My parents got engaged after two months and spent nearly thirty years in an abusive and miserable marriage before finally getting divorced. What's your point? There's an exception to every rule, but unless the op is spending every minute of those six months together and in the throes of intense, revealing communication, there's no way she can know him well enough to know if she could get along with him for the rest of her life (and probably not even then).
I think what it coems down to, and everyone with just a little sense will agree: six months is too early. If you have something good, why rush it?
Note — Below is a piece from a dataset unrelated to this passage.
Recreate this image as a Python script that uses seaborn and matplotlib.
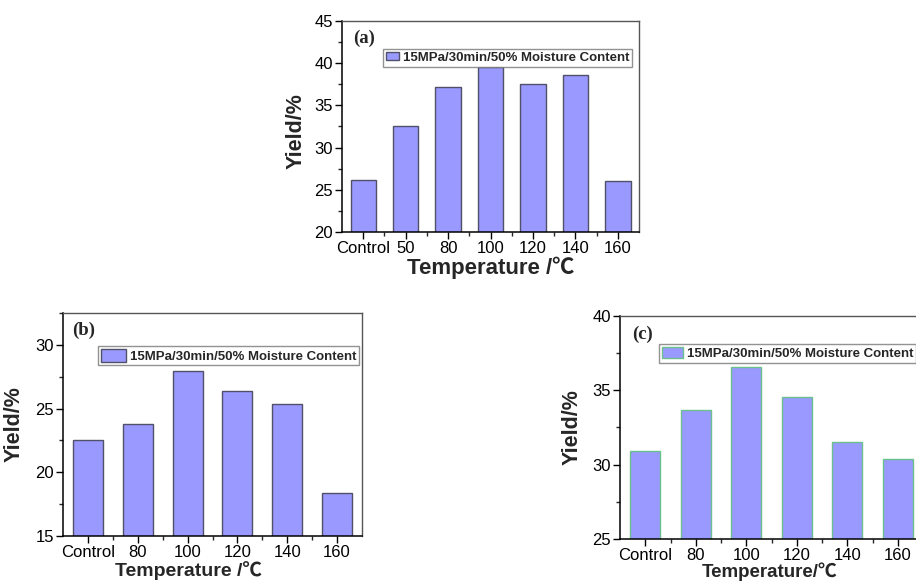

The point is this...We can give her all the advice here we want. I have known some short term relationships that have come to great and beautiful marriages. So, not everything is negative. The whole thing, rather she waits or not has to deal with communication and trust and compromise and a spiritual level that is beyond what many people can not perceive let alone accept. And my brother and sister-in-law are non-abusive to each other. Not to mention the story about about the Air Force family I met where the man and woman meet briefly at an airport and happened to meet again and within a few months was married and have a lovely family. So, the bad things you have experienced does not mean she will experience it.
It takes a person who walks in faith to step out on it to trust their path. And I am a man of too much sense actually, I wish I had that kind of faith in my choices that she does. And just because everyone in the world agrees, it does not make it true or right.
Lastly who says it is a rush? How do you know if she and/or he is not ready? There have been people who waited years and wound up wasting it on someone who fell out of being ready. So, yes, in all things one NEEDS to proceed with caution if they have not faith and/or trust. But, if they believe that their path is directed and they are told to move, they'd better heed.